What is expected:
What is the number of lines containing the string "seaborn"? Answer with the number only.

Entries:

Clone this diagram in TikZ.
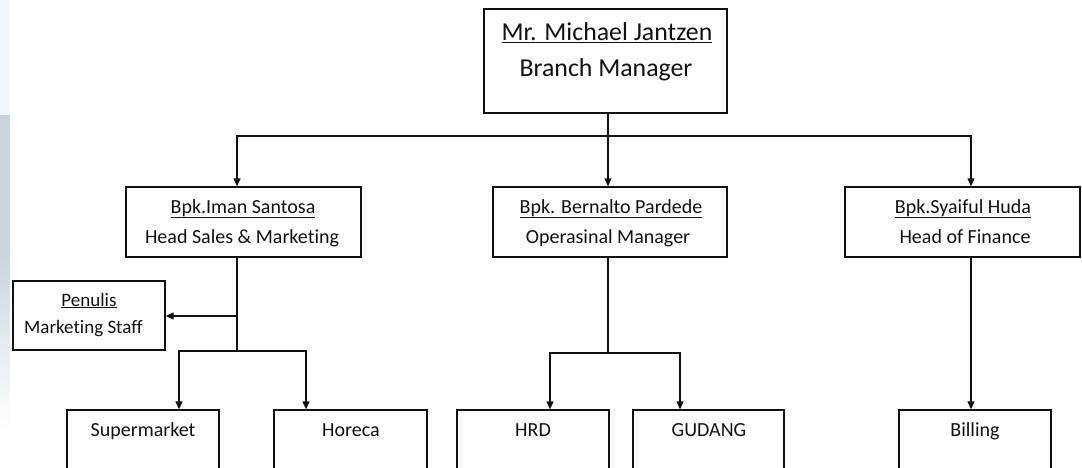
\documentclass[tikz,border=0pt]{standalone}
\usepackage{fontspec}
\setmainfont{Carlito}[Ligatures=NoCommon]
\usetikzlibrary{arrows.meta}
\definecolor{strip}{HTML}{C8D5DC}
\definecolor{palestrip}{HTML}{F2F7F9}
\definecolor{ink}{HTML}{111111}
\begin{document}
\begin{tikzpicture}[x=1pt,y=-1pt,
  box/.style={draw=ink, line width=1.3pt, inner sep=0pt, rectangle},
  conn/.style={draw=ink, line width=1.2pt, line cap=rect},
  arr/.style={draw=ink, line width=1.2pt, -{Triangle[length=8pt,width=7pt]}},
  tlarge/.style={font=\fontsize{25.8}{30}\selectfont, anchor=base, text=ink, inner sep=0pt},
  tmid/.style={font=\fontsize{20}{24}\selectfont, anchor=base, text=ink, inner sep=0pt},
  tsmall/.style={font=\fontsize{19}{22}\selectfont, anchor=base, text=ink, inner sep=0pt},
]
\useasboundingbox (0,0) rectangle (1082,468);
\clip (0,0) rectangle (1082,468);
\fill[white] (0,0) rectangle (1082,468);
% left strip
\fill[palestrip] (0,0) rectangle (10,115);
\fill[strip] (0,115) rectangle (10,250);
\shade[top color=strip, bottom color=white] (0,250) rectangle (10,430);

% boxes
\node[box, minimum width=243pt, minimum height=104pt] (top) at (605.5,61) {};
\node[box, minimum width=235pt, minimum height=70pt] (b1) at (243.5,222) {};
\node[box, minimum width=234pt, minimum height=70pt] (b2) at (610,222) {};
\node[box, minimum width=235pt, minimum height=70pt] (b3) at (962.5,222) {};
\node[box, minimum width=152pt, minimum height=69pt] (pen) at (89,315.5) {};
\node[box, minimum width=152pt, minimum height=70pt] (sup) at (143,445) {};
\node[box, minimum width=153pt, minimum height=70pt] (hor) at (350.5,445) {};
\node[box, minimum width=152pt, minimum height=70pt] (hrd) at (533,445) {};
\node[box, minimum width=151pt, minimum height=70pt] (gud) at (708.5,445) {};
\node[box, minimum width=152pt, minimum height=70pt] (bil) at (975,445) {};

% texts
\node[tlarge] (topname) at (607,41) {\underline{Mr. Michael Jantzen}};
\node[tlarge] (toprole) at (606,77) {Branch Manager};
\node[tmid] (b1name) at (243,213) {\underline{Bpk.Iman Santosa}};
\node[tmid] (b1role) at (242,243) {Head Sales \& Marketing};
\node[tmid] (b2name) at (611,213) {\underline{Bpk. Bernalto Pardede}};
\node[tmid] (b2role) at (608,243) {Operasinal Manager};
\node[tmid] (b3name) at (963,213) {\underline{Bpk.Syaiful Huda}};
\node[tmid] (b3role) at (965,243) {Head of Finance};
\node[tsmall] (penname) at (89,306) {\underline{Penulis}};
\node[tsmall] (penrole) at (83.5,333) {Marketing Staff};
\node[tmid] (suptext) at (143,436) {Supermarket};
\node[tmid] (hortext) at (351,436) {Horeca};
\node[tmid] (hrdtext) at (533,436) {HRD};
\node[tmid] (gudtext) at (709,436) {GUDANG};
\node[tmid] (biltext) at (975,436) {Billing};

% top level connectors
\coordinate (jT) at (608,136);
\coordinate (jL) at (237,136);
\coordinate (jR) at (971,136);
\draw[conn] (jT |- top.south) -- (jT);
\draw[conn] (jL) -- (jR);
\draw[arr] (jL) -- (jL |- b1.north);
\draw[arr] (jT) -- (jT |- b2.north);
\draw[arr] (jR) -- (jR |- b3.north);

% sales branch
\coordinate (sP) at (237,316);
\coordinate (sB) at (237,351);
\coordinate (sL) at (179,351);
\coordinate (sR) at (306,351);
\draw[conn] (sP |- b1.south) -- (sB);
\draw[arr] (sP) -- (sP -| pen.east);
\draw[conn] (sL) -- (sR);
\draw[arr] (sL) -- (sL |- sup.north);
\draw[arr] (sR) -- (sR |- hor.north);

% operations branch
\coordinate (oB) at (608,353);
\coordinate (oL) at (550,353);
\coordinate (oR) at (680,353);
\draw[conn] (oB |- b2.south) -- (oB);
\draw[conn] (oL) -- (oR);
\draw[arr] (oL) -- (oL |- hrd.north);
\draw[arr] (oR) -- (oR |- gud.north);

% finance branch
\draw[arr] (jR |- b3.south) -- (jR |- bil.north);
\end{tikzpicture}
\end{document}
==
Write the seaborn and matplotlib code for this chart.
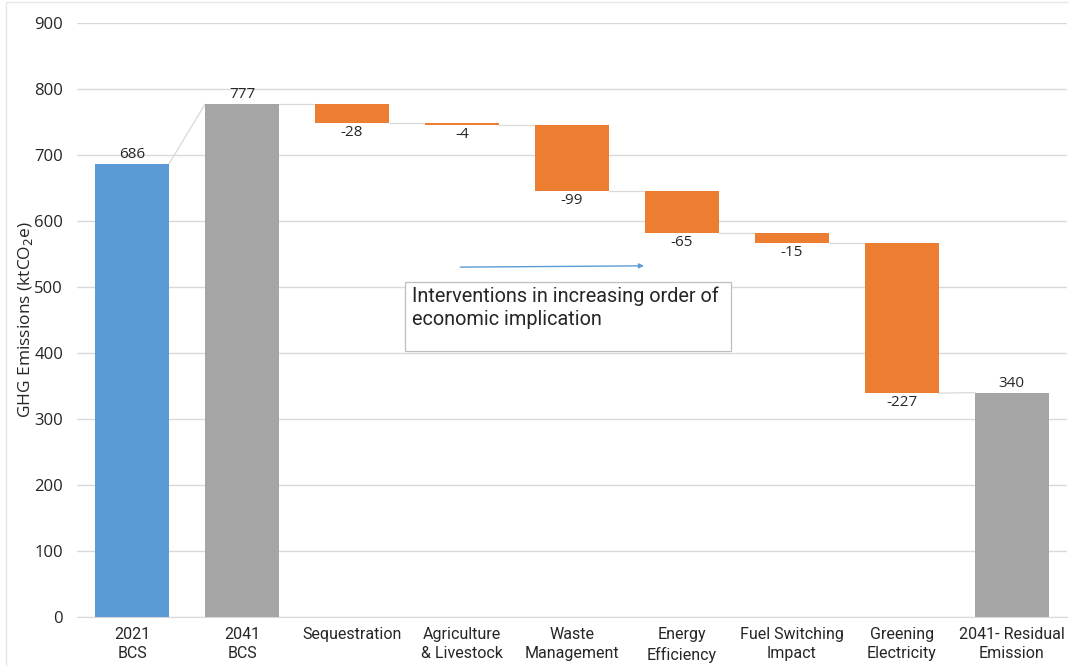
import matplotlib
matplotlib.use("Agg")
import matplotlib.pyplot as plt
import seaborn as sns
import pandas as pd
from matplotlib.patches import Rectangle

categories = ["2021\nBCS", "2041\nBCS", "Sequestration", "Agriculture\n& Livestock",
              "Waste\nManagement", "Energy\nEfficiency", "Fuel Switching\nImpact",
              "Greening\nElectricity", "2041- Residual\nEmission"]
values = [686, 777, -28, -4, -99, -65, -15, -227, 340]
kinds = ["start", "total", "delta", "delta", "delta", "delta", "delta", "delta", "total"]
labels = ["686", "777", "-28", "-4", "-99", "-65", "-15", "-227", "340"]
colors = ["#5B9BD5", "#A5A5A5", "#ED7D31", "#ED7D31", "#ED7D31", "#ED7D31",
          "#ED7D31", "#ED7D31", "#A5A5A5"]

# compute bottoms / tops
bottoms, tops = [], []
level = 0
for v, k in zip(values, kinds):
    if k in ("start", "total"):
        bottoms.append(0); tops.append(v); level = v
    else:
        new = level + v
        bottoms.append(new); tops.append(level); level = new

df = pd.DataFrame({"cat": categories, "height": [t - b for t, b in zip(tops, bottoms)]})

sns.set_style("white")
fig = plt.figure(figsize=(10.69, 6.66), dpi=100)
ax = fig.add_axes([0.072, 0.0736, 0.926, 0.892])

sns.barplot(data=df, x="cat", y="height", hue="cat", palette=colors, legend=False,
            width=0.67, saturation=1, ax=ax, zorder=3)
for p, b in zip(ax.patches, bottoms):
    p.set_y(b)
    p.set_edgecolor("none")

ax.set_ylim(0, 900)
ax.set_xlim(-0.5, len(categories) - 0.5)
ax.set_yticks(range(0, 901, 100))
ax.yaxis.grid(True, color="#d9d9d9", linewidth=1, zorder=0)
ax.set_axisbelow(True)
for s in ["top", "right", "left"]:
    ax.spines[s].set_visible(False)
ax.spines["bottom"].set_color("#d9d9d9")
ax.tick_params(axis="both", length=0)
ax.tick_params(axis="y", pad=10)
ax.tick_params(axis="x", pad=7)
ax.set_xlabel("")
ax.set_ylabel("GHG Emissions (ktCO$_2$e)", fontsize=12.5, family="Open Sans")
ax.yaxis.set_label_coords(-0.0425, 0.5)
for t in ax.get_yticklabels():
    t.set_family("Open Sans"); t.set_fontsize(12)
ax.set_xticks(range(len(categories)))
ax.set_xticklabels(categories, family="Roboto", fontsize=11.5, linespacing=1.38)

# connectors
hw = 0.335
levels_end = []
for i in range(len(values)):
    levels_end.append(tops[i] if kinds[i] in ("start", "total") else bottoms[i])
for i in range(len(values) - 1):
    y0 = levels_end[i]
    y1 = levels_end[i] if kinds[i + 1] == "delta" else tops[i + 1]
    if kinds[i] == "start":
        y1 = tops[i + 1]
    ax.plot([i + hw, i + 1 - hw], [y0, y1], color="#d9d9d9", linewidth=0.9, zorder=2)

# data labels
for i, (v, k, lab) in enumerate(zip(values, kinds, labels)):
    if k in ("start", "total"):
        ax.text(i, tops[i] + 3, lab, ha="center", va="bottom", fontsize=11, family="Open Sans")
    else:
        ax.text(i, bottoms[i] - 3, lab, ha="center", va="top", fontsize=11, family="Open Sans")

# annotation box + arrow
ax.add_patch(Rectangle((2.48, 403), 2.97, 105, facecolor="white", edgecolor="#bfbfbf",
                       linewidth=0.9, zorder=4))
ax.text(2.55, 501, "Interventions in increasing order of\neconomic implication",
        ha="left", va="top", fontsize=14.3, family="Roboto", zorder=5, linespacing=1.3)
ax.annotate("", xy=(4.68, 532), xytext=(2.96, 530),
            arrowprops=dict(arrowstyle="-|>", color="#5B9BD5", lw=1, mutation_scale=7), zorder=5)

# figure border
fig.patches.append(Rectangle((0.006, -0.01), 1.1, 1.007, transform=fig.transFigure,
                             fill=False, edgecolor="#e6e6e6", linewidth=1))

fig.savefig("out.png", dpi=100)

Correct output:
2